■ Written problem:
Return all the data below as it stands, minus the pictures.

■ Available data:
* start *

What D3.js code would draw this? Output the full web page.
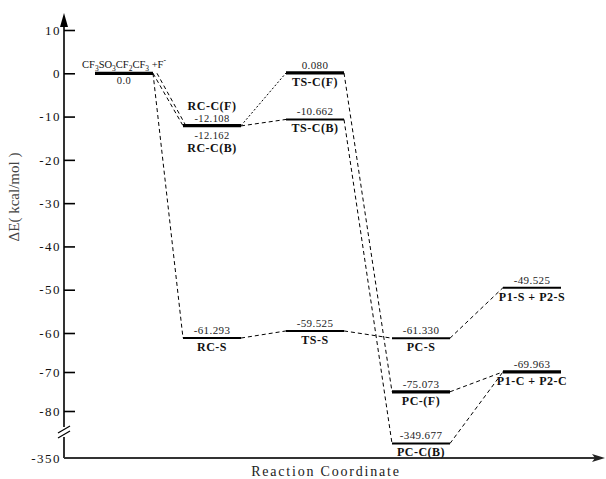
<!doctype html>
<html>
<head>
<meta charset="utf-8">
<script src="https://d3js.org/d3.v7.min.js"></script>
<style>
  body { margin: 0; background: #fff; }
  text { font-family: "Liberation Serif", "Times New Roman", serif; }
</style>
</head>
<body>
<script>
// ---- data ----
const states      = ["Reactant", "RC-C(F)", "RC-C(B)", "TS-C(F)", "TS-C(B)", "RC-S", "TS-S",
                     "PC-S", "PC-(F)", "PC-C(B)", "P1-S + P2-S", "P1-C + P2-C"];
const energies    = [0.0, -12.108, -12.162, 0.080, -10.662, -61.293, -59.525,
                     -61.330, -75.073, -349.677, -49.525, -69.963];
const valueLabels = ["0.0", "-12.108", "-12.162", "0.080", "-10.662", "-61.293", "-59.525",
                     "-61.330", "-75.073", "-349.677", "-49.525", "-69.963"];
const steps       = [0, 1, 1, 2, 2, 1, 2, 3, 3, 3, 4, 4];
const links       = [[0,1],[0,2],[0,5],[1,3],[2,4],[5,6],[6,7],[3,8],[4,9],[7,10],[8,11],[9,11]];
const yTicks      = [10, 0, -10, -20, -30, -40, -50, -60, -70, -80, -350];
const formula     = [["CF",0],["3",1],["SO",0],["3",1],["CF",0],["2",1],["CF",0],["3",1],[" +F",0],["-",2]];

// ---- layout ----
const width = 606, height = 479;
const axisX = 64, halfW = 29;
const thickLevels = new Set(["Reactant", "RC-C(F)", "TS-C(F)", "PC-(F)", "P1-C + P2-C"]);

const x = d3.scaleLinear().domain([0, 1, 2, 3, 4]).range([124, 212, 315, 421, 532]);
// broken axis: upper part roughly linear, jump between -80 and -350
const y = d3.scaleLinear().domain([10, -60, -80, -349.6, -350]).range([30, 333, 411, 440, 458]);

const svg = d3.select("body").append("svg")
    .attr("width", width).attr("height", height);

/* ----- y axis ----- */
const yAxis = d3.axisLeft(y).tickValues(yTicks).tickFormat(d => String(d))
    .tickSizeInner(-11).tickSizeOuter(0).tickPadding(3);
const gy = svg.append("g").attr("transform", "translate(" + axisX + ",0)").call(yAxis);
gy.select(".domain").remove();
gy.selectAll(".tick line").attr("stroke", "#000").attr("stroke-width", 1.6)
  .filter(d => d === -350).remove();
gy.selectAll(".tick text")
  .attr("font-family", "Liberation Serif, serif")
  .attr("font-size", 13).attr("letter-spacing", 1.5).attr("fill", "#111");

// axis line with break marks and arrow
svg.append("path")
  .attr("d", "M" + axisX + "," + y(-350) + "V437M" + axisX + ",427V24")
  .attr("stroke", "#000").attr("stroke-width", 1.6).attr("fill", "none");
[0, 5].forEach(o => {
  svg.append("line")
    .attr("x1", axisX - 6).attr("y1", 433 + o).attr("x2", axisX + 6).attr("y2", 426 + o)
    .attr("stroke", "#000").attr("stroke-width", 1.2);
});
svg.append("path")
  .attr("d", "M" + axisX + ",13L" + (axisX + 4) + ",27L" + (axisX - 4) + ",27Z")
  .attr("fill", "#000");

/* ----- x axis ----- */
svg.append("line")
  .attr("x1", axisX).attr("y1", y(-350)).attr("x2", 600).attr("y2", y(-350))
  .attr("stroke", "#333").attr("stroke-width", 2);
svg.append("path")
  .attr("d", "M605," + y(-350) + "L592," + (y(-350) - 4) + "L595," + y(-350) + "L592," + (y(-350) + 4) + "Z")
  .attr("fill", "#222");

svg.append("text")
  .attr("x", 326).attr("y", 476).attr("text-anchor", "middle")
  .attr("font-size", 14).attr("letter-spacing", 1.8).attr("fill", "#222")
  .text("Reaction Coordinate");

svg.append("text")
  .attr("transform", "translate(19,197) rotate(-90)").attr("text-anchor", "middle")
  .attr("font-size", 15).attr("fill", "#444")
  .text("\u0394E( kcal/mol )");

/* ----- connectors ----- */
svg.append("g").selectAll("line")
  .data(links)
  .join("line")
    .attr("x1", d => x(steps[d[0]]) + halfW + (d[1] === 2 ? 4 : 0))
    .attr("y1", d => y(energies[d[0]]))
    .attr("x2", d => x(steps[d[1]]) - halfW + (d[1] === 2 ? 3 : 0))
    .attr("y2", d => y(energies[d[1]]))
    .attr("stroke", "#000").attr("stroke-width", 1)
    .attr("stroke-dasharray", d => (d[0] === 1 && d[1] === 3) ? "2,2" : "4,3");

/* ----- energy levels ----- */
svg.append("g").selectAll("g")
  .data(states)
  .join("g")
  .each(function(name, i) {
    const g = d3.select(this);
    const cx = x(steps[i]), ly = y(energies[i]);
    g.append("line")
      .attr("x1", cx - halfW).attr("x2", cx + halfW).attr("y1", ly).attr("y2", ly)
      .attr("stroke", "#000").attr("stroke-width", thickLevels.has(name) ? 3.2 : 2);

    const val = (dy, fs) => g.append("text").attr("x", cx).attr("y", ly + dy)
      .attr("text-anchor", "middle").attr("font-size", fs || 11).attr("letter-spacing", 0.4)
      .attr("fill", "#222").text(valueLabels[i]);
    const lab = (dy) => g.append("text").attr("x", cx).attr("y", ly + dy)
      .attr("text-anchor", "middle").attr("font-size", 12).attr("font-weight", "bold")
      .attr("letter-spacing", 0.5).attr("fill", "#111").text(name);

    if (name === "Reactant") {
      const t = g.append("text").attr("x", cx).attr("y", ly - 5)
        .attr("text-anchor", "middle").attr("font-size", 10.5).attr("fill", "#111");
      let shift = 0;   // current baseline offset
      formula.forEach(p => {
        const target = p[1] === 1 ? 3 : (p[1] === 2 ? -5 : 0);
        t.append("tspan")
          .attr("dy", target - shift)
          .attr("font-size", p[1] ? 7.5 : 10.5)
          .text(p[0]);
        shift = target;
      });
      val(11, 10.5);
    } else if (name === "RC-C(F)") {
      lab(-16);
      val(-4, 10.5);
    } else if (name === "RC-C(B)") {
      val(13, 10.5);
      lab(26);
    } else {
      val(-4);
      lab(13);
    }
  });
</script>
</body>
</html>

* end *

■ Solution below:
What D3.js code would draw this? Output the full web page.
<!doctype html>
<html>
<head>
<meta charset="utf-8">
<script src="https://d3js.org/d3.v7.min.js"></script>
<style>
  body { margin: 0; background: #fff; }
  text { font-family: "Liberation Serif", "Times New Roman", serif; }
</style>
</head>
<body>
<script>
// ---- data ----
const states      = ["Reactant", "RC-C(F)", "RC-C(B)", "TS-C(F)", "TS-C(B)", "RC-S", "TS-S",
                     "PC-S", "PC-(F)", "PC-C(B)", "P1-S + P2-S", "P1-C + P2-C"];
const energies    = [0.0, -12.108, -12.162, 0.080, -10.662, -61.293, -59.525,
                     -61.330, -75.073, -349.677, -49.525, -69.963];
const valueLabels = ["0.0", "-12.108", "-12.162", "0.080", "-10.662", "-61.293", "-59.525",
                     "-61.330", "-75.073", "-349.677", "-49.525", "-69.963"];
const steps       = [0, 1, 1, 2, 2, 1, 2, 3, 3, 3, 4, 4];
const links       = [[0,1],[0,2],[0,5],[1,3],[2,4],[5,6],[6,7],[3,8],[4,9],[7,10],[8,11],[9,11]];
const yTicks      = [10, 0, -10, -20, -30, -40, -50, -60, -70, -80, -350];
const formula     = [["CF",0],["3",1],["SO",0],["3",1],["CF",0],["2",1],["CF",0],["3",1],[" +F",0],["-",2]];

// ---- layout ----
const width = 606, height = 479;
const axisX = 64, halfW = 29;
const thickLevels = new Set(["Reactant", "RC-C(F)", "TS-C(F)", "PC-(F)", "P1-C + P2-C"]);

const x = d3.scaleLinear().domain([0, 1, 2, 3, 4]).range([124, 212, 315, 421, 532]);
// broken axis: upper part roughly linear, jump between -80 and -350
const y = d3.scaleLinear().domain([10, -60, -80, -349.6, -350]).range([30, 333, 411, 440, 458]);

const svg = d3.select("body").append("svg")
    .attr("width", width).attr("height", height);

/* ----- y axis ----- */
const yAxis = d3.axisLeft(y).tickValues(yTicks).tickFormat(d => String(d))
    .tickSizeInner(-11).tickSizeOuter(0).tickPadding(3);
const gy = svg.append("g").attr("transform", "translate(" + axisX + ",0)").call(yAxis);
gy.select(".domain").remove();
gy.selectAll(".tick line").attr("stroke", "#000").attr("stroke-width", 1.6)
  .filter(d => d === -350).remove();
gy.selectAll(".tick text")
  .attr("font-family", "Liberation Serif, serif")
  .attr("font-size", 13).attr("letter-spacing", 1.5).attr("fill", "#111");

// axis line with break marks and arrow
svg.append("path")
  .attr("d", "M" + axisX + "," + y(-350) + "V437M" + axisX + ",427V24")
  .attr("stroke", "#000").attr("stroke-width", 1.6).attr("fill", "none");
[0, 5].forEach(o => {
  svg.append("line")
    .attr("x1", axisX - 6).attr("y1", 433 + o).attr("x2", axisX + 6).attr("y2", 426 + o)
    .attr("stroke", "#000").attr("stroke-width", 1.2);
});
svg.append("path")
  .attr("d", "M" + axisX + ",13L" + (axisX + 4) + ",27L" + (axisX - 4) + ",27Z")
  .attr("fill", "#000");

/* ----- x axis ----- */
svg.append("line")
  .attr("x1", axisX).attr("y1", y(-350)).attr("x2", 600).attr("y2", y(-350))
  .attr("stroke", "#333").attr("stroke-width", 2);
svg.append("path")
  .attr("d", "M605," + y(-350) + "L592," + (y(-350) - 4) + "L595," + y(-350) + "L592," + (y(-350) + 4) + "Z")
  .attr("fill", "#222");

svg.append("text")
  .attr("x", 326).attr("y", 476).attr("text-anchor", "middle")
  .attr("font-size", 14).attr("letter-spacing", 1.8).attr("fill", "#222")
  .text("Reaction Coordinate");

svg.append("text")
  .attr("transform", "translate(19,197) rotate(-90)").attr("text-anchor", "middle")
  .attr("font-size", 15).attr("fill", "#444")
  .text("\u0394E( kcal/mol )");

/* ----- connectors ----- */
svg.append("g").selectAll("line")
  .data(links)
  .join("line")
    .attr("x1", d => x(steps[d[0]]) + halfW + (d[1] === 2 ? 4 : 0))
    .attr("y1", d => y(energies[d[0]]))
    .attr("x2", d => x(steps[d[1]]) - halfW + (d[1] === 2 ? 3 : 0))
    .attr("y2", d => y(energies[d[1]]))
    .attr("stroke", "#000").attr("stroke-width", 1)
    .attr("stroke-dasharray", d => (d[0] === 1 && d[1] === 3) ? "2,2" : "4,3");

/* ----- energy levels ----- */
svg.append("g").selectAll("g")
  .data(states)
  .join("g")
  .each(function(name, i) {
    const g = d3.select(this);
    const cx = x(steps[i]), ly = y(energies[i]);
    g.append("line")
      .attr("x1", cx - halfW).attr("x2", cx + halfW).attr("y1", ly).attr("y2", ly)
      .attr("stroke", "#000").attr("stroke-width", thickLevels.has(name) ? 3.2 : 2);

    const val = (dy, fs) => g.append("text").attr("x", cx).attr("y", ly + dy)
      .attr("text-anchor", "middle").attr("font-size", fs || 11).attr("letter-spacing", 0.4)
      .attr("fill", "#222").text(valueLabels[i]);
    const lab = (dy) => g.append("text").attr("x", cx).attr("y", ly + dy)
      .attr("text-anchor", "middle").attr("font-size", 12).attr("font-weight", "bold")
      .attr("letter-spacing", 0.5).attr("fill", "#111").text(name);

    if (name === "Reactant") {
      const t = g.append("text").attr("x", cx).attr("y", ly - 5)
        .attr("text-anchor", "middle").attr("font-size", 10.5).attr("fill", "#111");
      let shift = 0;   // current baseline offset
      formula.forEach(p => {
        const target = p[1] === 1 ? 3 : (p[1] === 2 ? -5 : 0);
        t.append("tspan")
          .attr("dy", target - shift)
          .attr("font-size", p[1] ? 7.5 : 10.5)
          .text(p[0]);
        shift = target;
      });
      val(11, 10.5);
    } else if (name === "RC-C(F)") {
      lab(-16);
      val(-4, 10.5);
    } else if (name === "RC-C(B)") {
      val(13, 10.5);
      lab(26);
    } else {
      val(-4);
      lab(13);
    }
  });
</script>
</body>
</html>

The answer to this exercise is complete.